Per la vice presidente e assessore allo Sviluppo economico Loredana Capone “questi risultati sono la prova vera di politiche mirate. Possiamo dire che è stato questo governo regionale con la sua attenzione per la ricerca a spingere e accompagnare i progetti premiati al PNI 2010. Un impegno intenso che da solo però non è sufficiente. Adesso tocca al Governo nazionale fare la sua parte ed è indispensabile che anche le banche e le imprese programmino investimenti nell’innovazione. Sarebbe davvero fondamentale poter realizzare incubatori dove gli scienziati possano concretamente lavorare per gettare le basi del futuro.
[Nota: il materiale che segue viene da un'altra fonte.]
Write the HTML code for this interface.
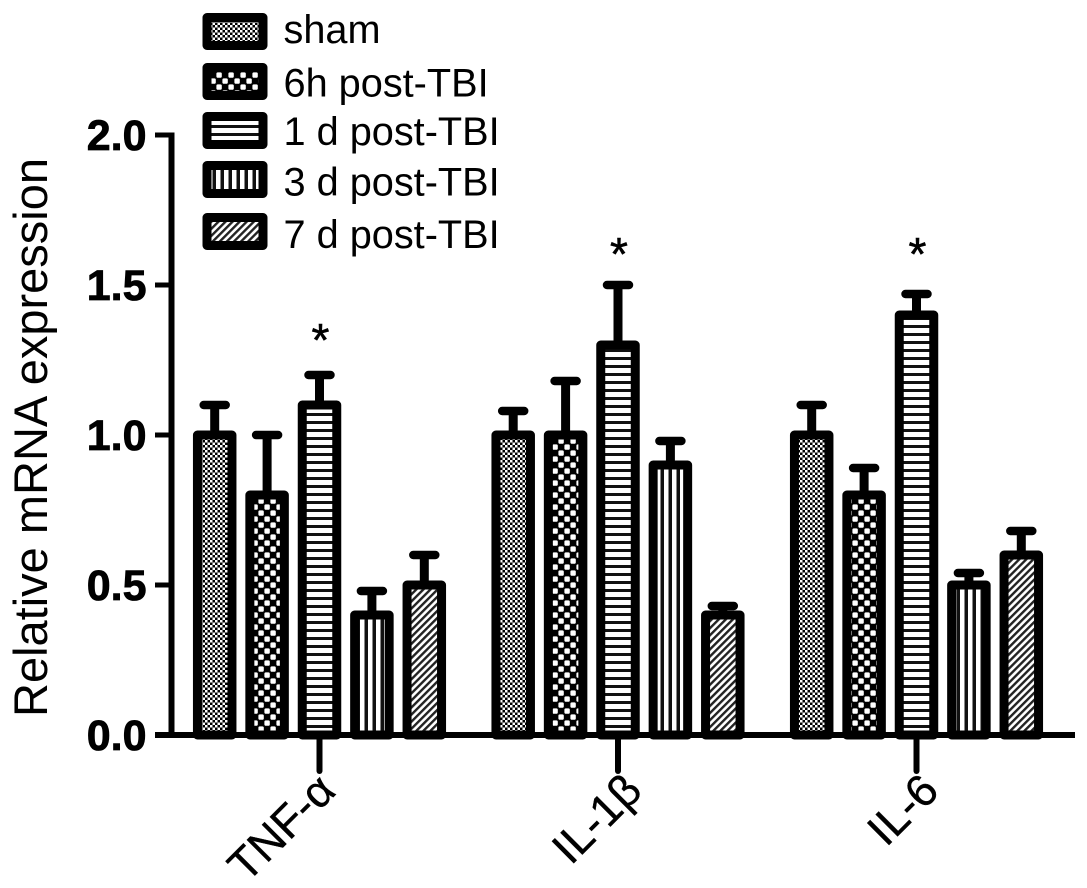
<!DOCTYPE html>
<html>
<head>
<meta charset="utf-8">
<title>Relative mRNA expression</title>
<style>
html,body{margin:0;padding:0;background:#fff}
svg{display:block}
text{font-family:"Liberation Sans",sans-serif;fill:#000}
</style>
</head>
<body>
<svg id="chart" xmlns="http://www.w3.org/2000/svg" width="1087" height="888" viewBox="0 0 1087 888">
<defs>
<pattern id="p0" width="5" height="5" patternUnits="userSpaceOnUse"><rect width="5" height="5" fill="#000"/><rect width="2.5" height="2.5" fill="#fff"/><rect x="2.5" y="2.5" width="2.5" height="2.5" fill="#fff"/></pattern>
<pattern id="p1" width="12" height="12" patternUnits="userSpaceOnUse"><rect width="12" height="12" fill="#000"/><rect x="0.4" y="0.4" width="5.4" height="5.4" rx="1.4" fill="#fff"/><rect x="6.4" y="6.4" width="5.4" height="5.4" rx="1.4" fill="#fff"/></pattern>
<pattern id="p2" width="8" height="8" patternUnits="userSpaceOnUse"><rect width="8" height="8" fill="#fff"/><rect y="5" width="8" height="3" fill="#111"/></pattern>
<pattern id="p3" width="8" height="8" patternUnits="userSpaceOnUse"><rect width="8" height="8" fill="#fff"/><rect x="4.5" width="3.5" height="8" fill="#111"/></pattern>
<pattern id="p4" width="5" height="5" patternUnits="userSpaceOnUse" patternTransform="rotate(45)"><rect width="5" height="5" fill="#fff"/><rect width="2.4" height="5" fill="#222"/></pattern>
</defs>
<rect width="1087" height="888" fill="#fff"/>
<g id="bars"></g>
<g id="axes"></g>
<g id="legend"></g>
</svg>
<script>
var categories = ['TNF-α', 'IL-1β', 'IL-6'];
var seriesNames = ['sham', '6h post-TBI', '1 d post-TBI', '3 d post-TBI', '7 d post-TBI'];
var shamValues = [1.0, 1.0, 1.0];
var h6Values = [0.8, 1.0, 0.8];
var d1Values = [1.1, 1.3, 1.4];
var d3Values = [0.4, 0.9, 0.5];
var d7Values = [0.5, 0.4, 0.6];
var shamErrors = [0.10, 0.08, 0.10];
var h6Errors = [0.20, 0.18, 0.09];
var d1Errors = [0.10, 0.20, 0.07];
var d3Errors = [0.08, 0.08, 0.04];
var d7Errors = [0.10, 0.03, 0.08];
var yTickValues = [0, 0.5, 1.0, 1.5, 2.0];
var yTickLabels = ['0.0', '0.5', '1.0', '1.5', '2.0'];
var significantSeries = [2, 2, 2];
var asteriskLevels = [1.333, 1.62, 1.62];

var allValues = [shamValues, h6Values, d1Values, d3Values, d7Values];
var allErrors = [shamErrors, h6Errors, d1Errors, d3Errors, d7Errors];
var NS = 'http://www.w3.org/2000/svg';

function yScale(v) { return 735 - v * 300; }
function groupCenter(i) { return 319.5 + i * 298.5; }
function barCenter(i, j) { return groupCenter(i) + (j - 2) * 52.4; }

function make(parent, tag, attrs, text) {
  var el = document.createElementNS(NS, tag);
  Object.keys(attrs).forEach(function (k) { el.setAttribute(k, attrs[k]); });
  if (text !== undefined) el.textContent = text;
  parent.appendChild(el);
  return el;
}

var barsG = document.getElementById('bars');
var axesG = document.getElementById('axes');
var legendG = document.getElementById('legend');
var barWidth = 34.5;

categories.forEach(function (cat, i) {
  seriesNames.forEach(function (name, j) {
    var val = allValues[j][i];
    var err = allErrors[j][i];
    var cx = barCenter(i, j);
    var top = yScale(val);
    var errTop = yScale(val + err);
    var stem = make(barsG, 'line', { x1: cx, x2: cx, y1: top, y2: errTop, stroke: '#000', 'stroke-width': 9 });
    
    
    var cap = make(barsG, 'line', { x1: cx - 11, x2: cx + 11, y1: errTop, y2: errTop, stroke: '#000', 'stroke-width': 8.5, 'stroke-linecap': 'round' });
    
    
    var bar = make(barsG, 'rect', { x: cx - barWidth / 2, y: top, width: barWidth, height: yScale(0) - top, fill: 'url(#p' + j + ')', stroke: '#000', 'stroke-width': 9, 'stroke-linejoin': 'round' });
    
    
    if (significantSeries[i] === j) {
      var star = make(barsG, 'text', { x: cx + 1, y: yScale(asteriskLevels[i]) + 21, 'font-size': 46, 'text-anchor': 'middle', stroke: '#000', 'stroke-width': 0.6 }, '*');
      
      
    }
  });
});

var yLine = make(axesG, 'line', { x1: 171.5, x2: 171.5, y1: 132.5, y2: 738, stroke: '#000', 'stroke-width': 6 });


var xLine = make(axesG, 'line', { x1: 155, x2: 1075, y1: 735, y2: 735, stroke: '#000', 'stroke-width': 6 });



yTickValues.forEach(function (v, k) {
  var y = yScale(v);
  var tick = make(axesG, 'line', { x1: 155, x2: 172, y1: y, y2: y, stroke: '#000', 'stroke-width': 5 });
  
  
  var lab = make(axesG, 'text', { x: 146.5, y: y + 15, 'font-size': 43, 'font-weight': 'bold', 'text-anchor': 'end', stroke: '#000', 'stroke-width': 0.8 }, yTickLabels[k]);
  
  
});

var xLabelShift = [18, 26, 24.5];
categories.forEach(function (cat, i) {
  var x = groupCenter(i);
  var tick = make(axesG, 'line', { x1: x, x2: x, y1: 735, y2: 771, stroke: '#000', 'stroke-width': 6, 'stroke-linecap': 'round' });
  
  
  var ax = x + xLabelShift[i], ay = 793;
  var lab = make(axesG, 'text', { x: ax, y: ay, 'font-size': 45, 'text-anchor': 'end', stroke: '#000', 'stroke-width': 0.4, transform: 'rotate(-45 ' + ax + ' ' + ay + ')' }, cat);
  
  
});

var yTitle = make(axesG, 'text', { x: 47, y: 437.5, 'font-size': 47, 'text-anchor': 'middle', transform: 'rotate(-90 47 437.5)' }, 'Relative mRNA expression');



var legendRowTops = [17.5, 67.5, 116.5, 165.5, 217.5];
var legendRowBaselines = [43, 96.5, 145, 195.5, 248];
seriesNames.forEach(function (name, j) {
  var swatch = make(legendG, 'rect', { x: 207, y: legendRowTops[j], width: 56, height: 28, fill: 'url(#p' + j + ')', stroke: '#000', 'stroke-width': 9, 'stroke-linejoin': 'round' });
  
  
  var label = make(legendG, 'text', { x: 283.5, y: legendRowBaselines[j], 'font-size': 39.7 }, name);
  
  
});
</script>
</body>
</html>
In un periodo in cui si parla di ripensare ai parametri che determinano un indicatore come il Pil, il peso della ricerca e dell’innovazione deve aumentare perché è questo il parametro del vero cambiamento”.

“Tre compagini pugliesi tra le prime cinque classificate al PNI 2010 – ha aggiunto la presidente dell’ARTI Giuliana Trisorio Liuzzi – sono il frutto di un impegno che parte da lontano. L’Agenzia regionale per l’Innovazione ha gestito questo processo, dando corpo al progetto ILO, un sistema coordinato di azioni a sostegno del trasferimento tecnologico, della nascita e del consolidamento di nuove imprese innovative. Di tale sistema è parte integrante la Start Cup Puglia, organizzata annualmente dall’ARTI dal 2008, che ha lanciato a livello nazionale queste nuove figure di ricercatori/imprenditori”.